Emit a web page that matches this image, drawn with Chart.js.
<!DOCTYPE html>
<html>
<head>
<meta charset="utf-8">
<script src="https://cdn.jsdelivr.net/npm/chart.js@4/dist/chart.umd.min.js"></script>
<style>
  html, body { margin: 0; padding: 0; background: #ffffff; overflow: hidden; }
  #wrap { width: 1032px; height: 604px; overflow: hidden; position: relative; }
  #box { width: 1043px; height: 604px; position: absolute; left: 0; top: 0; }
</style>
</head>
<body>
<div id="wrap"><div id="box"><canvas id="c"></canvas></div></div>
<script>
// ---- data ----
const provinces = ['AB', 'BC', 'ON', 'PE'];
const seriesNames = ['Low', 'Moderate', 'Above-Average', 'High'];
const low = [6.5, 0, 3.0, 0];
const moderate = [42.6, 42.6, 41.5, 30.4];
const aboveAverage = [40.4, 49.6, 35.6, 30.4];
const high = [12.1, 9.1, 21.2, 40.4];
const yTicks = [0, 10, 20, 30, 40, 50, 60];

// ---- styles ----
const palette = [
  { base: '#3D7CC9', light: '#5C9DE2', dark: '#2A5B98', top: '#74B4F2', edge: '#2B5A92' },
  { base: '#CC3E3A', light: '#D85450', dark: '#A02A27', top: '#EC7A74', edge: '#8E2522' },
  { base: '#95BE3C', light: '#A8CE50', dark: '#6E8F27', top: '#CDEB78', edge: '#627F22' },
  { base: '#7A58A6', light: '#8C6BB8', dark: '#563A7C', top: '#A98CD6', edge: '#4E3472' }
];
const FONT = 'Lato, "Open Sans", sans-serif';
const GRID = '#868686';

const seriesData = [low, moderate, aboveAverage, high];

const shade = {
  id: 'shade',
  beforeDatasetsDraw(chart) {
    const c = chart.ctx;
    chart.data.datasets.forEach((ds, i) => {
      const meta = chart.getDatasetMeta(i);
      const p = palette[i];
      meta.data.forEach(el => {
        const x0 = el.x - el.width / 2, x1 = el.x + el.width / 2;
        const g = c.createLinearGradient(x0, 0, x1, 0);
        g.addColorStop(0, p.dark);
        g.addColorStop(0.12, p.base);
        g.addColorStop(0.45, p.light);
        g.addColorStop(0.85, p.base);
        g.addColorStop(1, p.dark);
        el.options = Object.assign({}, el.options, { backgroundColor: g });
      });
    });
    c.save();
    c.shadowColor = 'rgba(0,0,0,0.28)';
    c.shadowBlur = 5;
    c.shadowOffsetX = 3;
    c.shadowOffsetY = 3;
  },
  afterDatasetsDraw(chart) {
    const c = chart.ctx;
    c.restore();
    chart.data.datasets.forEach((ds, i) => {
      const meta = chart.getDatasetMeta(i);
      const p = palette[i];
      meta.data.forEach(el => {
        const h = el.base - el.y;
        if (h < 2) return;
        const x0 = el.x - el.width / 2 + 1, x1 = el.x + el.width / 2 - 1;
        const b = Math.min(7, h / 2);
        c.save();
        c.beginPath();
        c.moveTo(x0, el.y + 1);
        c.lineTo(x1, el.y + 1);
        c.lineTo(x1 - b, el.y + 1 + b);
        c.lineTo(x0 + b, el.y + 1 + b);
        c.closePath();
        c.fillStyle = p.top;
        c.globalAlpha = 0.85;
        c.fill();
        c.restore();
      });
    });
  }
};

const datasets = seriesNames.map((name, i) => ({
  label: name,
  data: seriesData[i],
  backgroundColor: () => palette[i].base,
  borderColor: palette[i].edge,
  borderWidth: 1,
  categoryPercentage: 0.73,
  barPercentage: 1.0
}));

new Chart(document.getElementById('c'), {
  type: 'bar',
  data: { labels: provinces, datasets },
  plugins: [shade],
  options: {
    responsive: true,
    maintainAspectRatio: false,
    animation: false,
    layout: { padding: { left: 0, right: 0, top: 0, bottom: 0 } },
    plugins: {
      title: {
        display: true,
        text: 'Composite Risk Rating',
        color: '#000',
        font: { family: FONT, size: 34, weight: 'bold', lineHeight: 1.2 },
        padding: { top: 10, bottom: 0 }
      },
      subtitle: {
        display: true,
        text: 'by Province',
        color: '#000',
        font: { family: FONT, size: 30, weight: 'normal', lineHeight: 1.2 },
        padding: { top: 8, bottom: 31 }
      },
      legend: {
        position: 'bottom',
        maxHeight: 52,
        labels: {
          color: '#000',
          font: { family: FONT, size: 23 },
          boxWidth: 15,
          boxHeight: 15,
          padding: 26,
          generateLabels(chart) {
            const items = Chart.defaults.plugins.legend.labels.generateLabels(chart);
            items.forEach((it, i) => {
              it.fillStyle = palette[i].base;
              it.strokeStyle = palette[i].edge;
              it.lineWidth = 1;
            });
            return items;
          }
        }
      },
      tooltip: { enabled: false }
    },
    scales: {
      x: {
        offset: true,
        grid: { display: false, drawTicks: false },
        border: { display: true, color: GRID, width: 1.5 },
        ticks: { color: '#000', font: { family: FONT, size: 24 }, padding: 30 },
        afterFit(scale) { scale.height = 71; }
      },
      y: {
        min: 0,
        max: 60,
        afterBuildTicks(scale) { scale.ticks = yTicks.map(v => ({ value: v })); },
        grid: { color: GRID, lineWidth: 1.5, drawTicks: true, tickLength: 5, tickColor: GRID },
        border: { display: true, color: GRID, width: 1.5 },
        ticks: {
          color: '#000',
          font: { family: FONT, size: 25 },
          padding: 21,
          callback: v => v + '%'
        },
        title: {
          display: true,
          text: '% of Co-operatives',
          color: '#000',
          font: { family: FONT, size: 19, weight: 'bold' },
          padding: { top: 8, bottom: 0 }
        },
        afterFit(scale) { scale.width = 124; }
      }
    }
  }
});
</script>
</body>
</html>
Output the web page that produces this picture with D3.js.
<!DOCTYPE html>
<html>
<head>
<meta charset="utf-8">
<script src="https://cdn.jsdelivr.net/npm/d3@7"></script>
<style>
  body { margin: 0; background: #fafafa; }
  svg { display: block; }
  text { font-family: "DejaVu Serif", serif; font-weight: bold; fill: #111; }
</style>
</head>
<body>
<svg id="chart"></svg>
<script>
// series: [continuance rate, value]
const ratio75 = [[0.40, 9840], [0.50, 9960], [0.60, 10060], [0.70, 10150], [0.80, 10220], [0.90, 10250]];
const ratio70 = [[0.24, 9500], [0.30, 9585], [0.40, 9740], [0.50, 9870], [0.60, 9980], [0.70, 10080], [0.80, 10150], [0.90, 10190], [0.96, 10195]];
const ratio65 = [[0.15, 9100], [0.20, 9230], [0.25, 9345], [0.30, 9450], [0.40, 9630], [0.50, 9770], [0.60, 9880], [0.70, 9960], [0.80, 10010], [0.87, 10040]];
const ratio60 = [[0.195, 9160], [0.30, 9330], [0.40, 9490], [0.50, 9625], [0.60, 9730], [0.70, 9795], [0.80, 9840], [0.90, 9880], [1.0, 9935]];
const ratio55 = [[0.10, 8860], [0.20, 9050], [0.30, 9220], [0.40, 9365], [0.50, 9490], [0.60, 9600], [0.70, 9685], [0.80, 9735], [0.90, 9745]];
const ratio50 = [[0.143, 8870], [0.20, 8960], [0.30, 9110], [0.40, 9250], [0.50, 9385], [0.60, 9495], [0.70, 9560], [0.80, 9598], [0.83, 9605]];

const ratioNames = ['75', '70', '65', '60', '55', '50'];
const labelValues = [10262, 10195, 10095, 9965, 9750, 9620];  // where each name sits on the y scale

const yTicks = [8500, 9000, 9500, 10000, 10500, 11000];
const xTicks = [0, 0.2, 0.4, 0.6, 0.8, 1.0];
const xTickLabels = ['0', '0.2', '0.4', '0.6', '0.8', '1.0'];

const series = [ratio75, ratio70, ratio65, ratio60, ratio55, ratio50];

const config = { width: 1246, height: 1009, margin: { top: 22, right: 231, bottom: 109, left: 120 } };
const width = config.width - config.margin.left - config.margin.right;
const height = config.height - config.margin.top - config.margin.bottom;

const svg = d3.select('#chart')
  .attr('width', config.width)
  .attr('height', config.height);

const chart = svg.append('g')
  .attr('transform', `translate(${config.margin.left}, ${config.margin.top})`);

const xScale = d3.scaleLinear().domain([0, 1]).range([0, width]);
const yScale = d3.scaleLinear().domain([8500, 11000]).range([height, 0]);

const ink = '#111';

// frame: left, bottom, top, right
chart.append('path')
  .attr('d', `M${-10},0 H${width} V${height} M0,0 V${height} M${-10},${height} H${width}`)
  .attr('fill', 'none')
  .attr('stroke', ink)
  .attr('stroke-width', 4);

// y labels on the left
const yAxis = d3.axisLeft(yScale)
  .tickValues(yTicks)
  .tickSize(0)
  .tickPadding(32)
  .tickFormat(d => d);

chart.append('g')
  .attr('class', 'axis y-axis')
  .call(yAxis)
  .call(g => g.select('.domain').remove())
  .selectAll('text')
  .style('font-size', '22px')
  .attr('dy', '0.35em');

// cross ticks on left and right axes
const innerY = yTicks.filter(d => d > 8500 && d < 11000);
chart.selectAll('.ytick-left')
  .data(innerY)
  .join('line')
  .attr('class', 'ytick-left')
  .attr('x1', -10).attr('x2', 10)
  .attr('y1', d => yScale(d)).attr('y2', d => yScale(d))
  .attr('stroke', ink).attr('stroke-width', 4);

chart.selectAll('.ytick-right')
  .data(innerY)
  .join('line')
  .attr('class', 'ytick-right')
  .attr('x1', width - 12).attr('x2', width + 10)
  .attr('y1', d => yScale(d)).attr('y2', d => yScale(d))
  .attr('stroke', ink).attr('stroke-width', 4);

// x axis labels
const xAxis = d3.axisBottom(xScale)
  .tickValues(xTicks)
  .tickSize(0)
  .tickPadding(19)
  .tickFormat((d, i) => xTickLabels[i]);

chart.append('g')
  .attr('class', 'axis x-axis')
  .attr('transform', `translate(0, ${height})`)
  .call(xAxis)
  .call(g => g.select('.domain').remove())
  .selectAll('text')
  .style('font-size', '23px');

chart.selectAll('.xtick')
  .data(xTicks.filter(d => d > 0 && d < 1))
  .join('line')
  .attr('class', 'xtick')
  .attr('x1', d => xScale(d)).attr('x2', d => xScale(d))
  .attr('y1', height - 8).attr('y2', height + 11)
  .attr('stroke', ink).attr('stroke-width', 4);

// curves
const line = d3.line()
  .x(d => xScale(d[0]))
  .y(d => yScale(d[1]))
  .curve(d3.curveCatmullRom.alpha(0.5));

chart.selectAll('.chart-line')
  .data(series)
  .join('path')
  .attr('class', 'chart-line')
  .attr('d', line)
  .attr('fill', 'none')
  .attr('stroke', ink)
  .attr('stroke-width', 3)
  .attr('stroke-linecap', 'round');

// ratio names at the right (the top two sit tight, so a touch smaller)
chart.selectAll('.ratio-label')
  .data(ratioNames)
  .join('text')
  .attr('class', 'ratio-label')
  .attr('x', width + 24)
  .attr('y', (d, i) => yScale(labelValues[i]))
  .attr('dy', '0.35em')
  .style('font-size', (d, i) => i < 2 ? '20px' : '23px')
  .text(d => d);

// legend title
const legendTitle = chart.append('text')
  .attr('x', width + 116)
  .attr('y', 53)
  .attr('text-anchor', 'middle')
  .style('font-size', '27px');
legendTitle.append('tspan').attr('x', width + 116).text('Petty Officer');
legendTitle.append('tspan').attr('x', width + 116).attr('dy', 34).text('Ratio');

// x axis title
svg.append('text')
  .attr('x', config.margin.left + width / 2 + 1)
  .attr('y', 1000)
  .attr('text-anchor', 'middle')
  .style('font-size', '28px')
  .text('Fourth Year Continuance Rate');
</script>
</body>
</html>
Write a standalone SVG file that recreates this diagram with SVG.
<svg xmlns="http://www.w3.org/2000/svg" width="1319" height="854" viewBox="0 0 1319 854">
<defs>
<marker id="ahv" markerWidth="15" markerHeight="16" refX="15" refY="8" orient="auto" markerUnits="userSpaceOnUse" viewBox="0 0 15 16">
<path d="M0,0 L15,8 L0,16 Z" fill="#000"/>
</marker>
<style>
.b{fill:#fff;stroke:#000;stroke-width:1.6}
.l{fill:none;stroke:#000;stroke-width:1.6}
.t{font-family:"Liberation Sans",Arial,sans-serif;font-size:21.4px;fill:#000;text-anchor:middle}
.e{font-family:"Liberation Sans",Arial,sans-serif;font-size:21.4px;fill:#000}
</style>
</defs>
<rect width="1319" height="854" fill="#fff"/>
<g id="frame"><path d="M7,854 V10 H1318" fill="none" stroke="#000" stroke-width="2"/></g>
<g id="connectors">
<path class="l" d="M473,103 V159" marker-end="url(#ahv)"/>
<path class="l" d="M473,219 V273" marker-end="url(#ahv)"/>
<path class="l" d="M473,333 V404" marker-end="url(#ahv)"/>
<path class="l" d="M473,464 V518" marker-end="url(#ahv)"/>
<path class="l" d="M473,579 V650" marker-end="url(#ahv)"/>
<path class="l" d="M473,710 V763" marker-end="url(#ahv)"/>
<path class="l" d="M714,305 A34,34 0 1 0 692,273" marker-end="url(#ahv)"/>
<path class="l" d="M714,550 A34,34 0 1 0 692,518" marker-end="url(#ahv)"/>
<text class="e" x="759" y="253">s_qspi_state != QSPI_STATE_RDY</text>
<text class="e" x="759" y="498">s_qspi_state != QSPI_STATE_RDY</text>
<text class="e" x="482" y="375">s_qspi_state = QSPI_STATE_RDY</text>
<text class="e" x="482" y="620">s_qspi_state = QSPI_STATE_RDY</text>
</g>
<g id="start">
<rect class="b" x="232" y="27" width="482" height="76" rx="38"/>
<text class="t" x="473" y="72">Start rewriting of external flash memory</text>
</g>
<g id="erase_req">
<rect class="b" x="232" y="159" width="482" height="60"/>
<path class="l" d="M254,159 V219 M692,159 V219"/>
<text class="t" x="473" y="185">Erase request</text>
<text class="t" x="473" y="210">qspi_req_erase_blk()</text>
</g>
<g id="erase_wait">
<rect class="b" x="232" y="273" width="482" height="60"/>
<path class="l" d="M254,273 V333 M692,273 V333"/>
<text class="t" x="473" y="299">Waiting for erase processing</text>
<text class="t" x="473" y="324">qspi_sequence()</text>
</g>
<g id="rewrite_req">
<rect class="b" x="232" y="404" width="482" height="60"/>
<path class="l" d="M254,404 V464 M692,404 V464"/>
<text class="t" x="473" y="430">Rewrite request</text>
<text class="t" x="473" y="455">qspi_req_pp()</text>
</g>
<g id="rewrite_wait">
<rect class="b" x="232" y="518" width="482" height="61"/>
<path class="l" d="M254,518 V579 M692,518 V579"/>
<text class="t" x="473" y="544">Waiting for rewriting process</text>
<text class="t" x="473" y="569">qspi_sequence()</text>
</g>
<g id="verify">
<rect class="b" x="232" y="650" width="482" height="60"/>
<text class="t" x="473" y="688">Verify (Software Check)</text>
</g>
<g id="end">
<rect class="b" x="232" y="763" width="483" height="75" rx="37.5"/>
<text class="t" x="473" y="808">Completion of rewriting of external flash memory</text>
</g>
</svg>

....................

Exercise:
Filter the entries down to the lines containing "page". Copy each of those lines.

Output for this exercise:
Emit a web page that matches this image, drawn with Chart.js.
Output the web page that produces this picture with D3.js.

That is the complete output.